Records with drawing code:
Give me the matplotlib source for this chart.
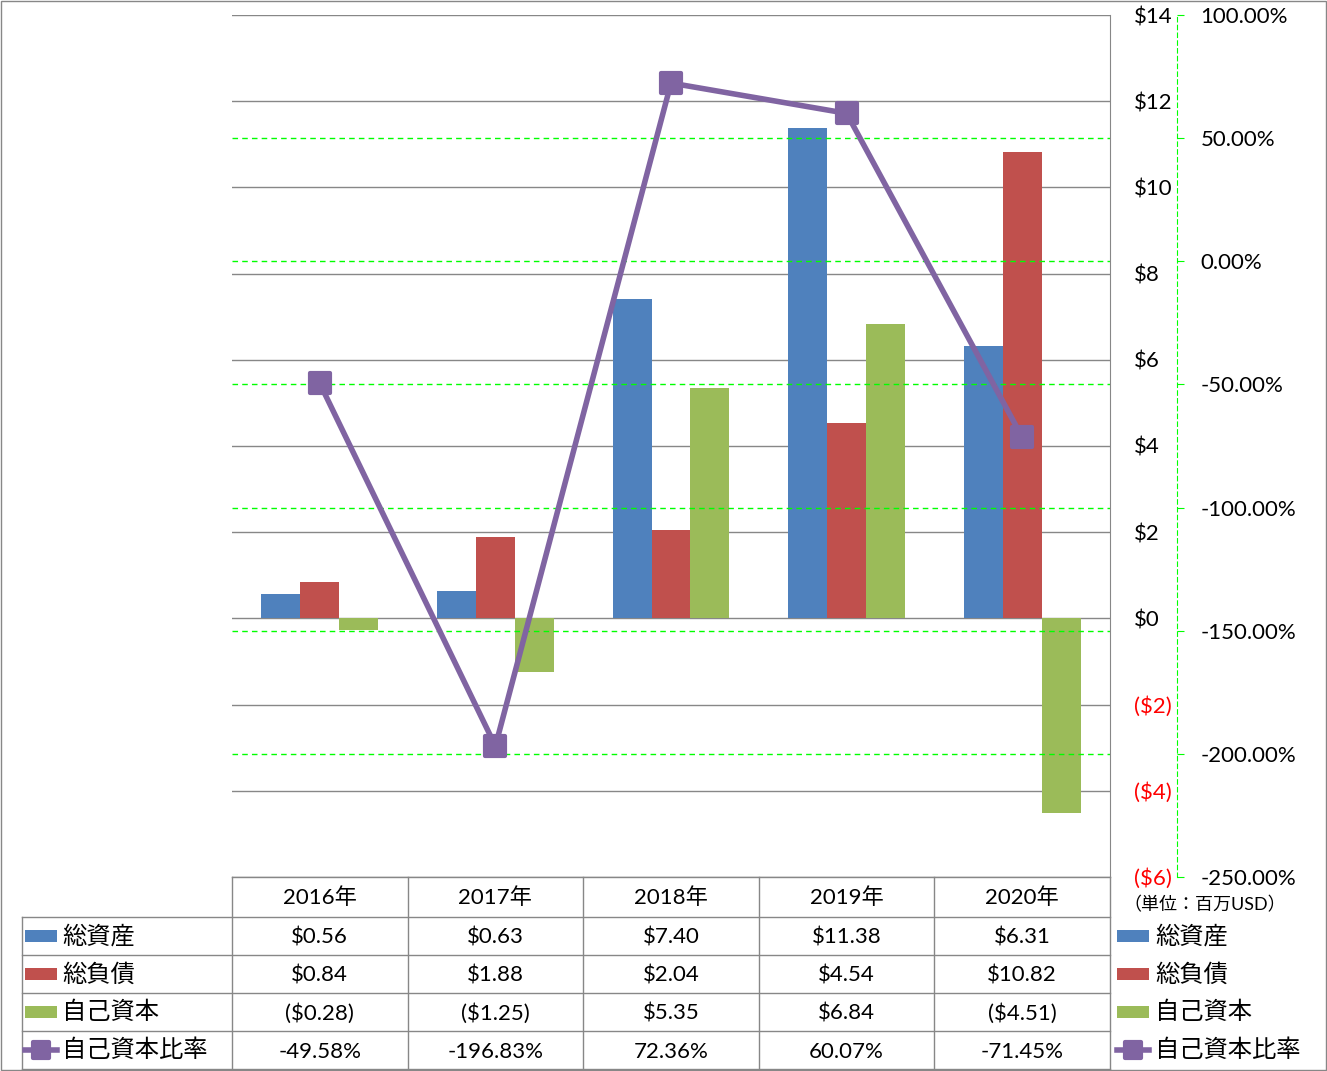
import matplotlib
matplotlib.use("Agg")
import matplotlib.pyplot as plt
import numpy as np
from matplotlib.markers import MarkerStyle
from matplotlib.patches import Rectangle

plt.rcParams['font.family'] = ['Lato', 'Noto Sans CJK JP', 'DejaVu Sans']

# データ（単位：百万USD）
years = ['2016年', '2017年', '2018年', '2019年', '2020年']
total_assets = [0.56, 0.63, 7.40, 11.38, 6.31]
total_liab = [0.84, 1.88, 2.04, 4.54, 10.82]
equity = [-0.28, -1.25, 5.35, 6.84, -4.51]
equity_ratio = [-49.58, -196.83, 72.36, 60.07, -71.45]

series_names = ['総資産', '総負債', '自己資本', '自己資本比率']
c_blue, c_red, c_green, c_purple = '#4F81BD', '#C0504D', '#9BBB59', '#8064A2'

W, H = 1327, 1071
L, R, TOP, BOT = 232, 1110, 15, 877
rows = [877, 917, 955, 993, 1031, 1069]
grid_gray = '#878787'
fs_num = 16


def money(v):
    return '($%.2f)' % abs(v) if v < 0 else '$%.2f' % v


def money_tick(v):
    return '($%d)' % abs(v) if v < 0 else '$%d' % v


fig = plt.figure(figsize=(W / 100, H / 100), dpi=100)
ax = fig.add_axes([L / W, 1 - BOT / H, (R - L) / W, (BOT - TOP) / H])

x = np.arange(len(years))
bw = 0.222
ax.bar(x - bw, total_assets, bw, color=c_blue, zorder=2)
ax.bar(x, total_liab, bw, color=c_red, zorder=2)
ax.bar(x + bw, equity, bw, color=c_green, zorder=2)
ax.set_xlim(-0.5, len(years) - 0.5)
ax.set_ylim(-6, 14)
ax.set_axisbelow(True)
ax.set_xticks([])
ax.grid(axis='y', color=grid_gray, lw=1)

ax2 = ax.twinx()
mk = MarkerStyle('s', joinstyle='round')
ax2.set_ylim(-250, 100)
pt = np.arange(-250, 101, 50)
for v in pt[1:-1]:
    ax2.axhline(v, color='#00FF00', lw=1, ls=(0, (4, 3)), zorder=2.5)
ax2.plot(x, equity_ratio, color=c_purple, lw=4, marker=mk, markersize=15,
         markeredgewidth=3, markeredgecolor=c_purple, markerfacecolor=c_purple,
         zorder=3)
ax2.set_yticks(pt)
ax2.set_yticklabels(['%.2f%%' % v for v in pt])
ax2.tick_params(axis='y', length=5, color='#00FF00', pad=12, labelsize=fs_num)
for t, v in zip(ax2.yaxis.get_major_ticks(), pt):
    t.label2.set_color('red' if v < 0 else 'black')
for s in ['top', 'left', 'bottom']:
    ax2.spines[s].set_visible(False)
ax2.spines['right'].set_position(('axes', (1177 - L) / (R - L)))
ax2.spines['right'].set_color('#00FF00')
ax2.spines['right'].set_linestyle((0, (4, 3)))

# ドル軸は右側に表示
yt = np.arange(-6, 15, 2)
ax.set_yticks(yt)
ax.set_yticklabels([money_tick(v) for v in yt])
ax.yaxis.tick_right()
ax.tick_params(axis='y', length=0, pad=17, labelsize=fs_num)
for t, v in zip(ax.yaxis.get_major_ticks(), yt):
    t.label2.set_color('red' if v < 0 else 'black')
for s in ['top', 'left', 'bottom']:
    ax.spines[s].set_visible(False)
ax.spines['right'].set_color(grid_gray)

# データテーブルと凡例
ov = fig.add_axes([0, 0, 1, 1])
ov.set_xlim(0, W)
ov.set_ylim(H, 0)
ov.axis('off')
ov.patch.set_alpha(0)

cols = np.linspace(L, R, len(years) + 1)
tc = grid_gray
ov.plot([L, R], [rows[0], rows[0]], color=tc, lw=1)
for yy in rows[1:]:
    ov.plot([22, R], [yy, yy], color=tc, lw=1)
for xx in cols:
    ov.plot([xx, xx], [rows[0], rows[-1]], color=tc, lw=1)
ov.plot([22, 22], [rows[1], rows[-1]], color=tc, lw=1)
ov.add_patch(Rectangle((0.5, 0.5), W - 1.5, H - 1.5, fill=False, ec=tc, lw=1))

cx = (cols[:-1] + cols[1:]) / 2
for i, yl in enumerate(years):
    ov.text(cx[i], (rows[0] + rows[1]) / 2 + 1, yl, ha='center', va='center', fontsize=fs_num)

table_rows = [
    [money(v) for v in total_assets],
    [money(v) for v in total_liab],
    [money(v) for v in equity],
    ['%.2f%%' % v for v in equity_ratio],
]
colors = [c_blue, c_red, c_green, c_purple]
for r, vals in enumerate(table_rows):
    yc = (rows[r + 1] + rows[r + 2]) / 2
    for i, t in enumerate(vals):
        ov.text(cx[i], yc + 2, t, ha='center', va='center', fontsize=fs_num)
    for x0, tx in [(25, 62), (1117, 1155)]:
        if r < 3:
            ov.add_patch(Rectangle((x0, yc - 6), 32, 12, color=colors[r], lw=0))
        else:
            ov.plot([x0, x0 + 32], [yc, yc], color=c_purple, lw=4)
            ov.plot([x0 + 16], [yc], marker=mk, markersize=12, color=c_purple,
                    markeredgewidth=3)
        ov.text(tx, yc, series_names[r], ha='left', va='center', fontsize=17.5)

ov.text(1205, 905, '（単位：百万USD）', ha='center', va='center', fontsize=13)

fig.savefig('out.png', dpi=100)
---
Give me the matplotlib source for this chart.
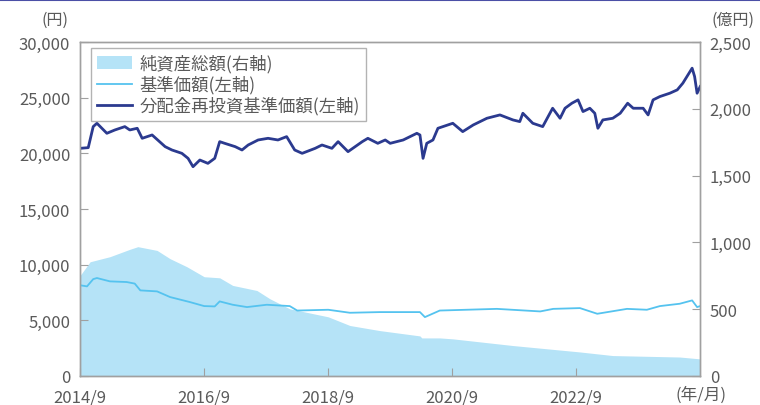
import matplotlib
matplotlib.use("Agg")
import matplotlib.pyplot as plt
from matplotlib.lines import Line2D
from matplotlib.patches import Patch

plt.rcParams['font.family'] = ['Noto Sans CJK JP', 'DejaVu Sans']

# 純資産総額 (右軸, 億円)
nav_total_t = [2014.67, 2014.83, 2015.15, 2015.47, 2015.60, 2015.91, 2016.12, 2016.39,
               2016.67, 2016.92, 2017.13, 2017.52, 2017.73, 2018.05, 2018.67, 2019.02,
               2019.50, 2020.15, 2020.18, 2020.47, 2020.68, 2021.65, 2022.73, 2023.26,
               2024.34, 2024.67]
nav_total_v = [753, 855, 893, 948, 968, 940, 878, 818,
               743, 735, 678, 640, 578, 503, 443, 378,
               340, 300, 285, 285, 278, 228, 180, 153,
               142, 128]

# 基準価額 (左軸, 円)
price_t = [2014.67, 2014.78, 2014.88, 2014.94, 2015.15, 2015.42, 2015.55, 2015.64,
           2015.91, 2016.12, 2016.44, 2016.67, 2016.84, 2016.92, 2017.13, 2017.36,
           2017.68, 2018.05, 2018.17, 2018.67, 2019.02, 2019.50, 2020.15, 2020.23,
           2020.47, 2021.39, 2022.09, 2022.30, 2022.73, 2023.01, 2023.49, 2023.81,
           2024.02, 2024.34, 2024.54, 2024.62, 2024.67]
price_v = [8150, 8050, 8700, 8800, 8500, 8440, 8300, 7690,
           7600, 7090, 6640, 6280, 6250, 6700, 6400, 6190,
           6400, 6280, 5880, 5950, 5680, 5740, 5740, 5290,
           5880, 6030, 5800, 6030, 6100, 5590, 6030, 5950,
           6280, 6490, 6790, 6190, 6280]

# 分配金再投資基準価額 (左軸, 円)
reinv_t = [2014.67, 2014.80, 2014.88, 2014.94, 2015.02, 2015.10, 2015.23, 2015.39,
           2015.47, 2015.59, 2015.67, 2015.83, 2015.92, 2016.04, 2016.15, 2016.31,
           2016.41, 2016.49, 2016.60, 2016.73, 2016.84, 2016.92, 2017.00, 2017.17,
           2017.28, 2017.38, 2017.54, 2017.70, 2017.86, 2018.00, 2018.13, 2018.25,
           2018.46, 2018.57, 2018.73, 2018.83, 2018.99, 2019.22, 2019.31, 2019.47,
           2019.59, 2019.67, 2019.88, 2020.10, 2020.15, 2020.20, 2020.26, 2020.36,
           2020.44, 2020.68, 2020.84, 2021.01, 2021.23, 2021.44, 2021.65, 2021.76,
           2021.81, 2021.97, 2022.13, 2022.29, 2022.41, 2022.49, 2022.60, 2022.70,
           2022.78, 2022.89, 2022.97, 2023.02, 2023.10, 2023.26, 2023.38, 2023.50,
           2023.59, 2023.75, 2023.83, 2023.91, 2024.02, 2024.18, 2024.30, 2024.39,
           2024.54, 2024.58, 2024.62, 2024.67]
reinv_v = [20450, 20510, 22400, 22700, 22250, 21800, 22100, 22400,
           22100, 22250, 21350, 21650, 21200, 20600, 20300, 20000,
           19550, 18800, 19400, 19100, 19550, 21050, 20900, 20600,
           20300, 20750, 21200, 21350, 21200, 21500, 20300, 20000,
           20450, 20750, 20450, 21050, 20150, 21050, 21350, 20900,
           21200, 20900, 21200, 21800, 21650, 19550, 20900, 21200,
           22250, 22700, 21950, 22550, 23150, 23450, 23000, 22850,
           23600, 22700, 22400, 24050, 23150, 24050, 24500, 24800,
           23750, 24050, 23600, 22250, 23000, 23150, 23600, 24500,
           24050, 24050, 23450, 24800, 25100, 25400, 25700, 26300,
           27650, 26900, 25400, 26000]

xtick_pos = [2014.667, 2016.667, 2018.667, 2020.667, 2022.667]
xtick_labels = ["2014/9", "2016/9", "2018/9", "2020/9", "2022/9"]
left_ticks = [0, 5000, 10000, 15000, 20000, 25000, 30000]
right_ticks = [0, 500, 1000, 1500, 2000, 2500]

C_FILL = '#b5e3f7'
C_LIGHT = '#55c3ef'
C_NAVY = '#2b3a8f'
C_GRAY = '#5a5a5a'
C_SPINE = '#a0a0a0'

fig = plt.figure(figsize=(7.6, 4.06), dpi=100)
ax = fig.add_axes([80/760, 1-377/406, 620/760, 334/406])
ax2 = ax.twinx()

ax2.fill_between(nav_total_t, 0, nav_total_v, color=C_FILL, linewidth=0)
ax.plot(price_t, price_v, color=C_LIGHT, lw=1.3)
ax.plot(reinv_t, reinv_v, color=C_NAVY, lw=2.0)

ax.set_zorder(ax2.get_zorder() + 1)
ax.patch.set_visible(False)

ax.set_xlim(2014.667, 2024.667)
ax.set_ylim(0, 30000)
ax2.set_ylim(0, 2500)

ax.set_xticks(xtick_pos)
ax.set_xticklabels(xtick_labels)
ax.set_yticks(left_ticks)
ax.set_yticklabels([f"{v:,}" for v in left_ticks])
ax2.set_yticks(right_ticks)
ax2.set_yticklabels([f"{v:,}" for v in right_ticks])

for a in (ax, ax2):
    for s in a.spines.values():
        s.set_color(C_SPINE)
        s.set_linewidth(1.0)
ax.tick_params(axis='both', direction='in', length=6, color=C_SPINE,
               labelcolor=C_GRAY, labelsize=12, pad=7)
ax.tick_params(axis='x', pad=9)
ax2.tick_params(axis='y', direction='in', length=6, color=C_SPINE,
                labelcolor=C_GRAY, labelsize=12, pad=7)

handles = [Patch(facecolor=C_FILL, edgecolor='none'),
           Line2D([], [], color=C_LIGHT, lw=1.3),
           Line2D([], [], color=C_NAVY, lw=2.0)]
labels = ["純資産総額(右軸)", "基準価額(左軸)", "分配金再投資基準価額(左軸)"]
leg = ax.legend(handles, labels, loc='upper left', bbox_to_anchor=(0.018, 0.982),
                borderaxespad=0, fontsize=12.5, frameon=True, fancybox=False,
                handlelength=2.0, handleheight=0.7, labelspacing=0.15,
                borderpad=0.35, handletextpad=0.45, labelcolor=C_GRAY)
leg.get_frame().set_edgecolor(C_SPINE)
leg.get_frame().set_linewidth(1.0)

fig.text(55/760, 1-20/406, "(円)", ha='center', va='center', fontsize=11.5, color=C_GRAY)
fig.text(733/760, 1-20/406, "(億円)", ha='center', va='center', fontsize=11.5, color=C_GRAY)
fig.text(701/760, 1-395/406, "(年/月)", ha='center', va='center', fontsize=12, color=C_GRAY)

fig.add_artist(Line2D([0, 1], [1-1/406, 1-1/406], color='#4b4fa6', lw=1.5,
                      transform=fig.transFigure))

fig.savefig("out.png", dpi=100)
---
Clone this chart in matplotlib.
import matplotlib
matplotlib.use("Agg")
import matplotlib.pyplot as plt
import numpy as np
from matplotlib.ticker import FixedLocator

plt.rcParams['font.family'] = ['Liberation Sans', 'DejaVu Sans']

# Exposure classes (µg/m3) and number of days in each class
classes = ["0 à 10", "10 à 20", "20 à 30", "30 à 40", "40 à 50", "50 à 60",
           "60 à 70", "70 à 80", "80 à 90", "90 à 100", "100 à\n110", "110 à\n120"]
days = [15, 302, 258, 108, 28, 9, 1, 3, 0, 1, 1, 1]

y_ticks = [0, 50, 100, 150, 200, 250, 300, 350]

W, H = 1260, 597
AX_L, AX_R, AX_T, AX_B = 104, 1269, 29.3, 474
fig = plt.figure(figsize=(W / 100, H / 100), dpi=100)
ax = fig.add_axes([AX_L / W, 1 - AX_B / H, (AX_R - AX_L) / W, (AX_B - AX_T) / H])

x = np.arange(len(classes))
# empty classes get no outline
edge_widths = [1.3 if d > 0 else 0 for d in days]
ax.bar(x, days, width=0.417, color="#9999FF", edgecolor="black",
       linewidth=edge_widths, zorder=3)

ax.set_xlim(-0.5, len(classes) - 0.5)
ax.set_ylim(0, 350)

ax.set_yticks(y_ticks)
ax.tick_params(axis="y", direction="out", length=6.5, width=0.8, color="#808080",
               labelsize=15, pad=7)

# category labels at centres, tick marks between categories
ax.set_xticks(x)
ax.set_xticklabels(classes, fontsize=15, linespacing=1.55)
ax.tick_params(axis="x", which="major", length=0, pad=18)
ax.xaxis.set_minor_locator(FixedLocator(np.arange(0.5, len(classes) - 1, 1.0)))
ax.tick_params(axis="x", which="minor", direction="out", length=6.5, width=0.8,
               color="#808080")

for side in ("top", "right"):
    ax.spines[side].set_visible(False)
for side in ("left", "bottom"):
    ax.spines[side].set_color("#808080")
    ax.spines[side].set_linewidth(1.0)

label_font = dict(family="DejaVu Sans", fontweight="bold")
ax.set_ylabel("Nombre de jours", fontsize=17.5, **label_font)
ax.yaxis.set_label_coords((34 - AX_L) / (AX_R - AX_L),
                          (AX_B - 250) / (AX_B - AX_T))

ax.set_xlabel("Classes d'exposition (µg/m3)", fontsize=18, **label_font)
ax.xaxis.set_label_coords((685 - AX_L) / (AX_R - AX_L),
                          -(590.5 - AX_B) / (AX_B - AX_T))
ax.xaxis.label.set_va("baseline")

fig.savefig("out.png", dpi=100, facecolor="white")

* _What the exercise asks_
Take the lines from the line with "Clone this chart in matplotlib." through the line with "plt.rcParams['font.family'] = ['Liberation", both ends included, and give them again exactly, with nothing else.

* _Answer to this task_
Clone this chart in matplotlib.
import matplotlib
matplotlib.use("Agg")
import matplotlib.pyplot as plt
import numpy as np
from matplotlib.ticker import FixedLocator

plt.rcParams['font.family'] = ['Liberation Sans', 'DejaVu Sans']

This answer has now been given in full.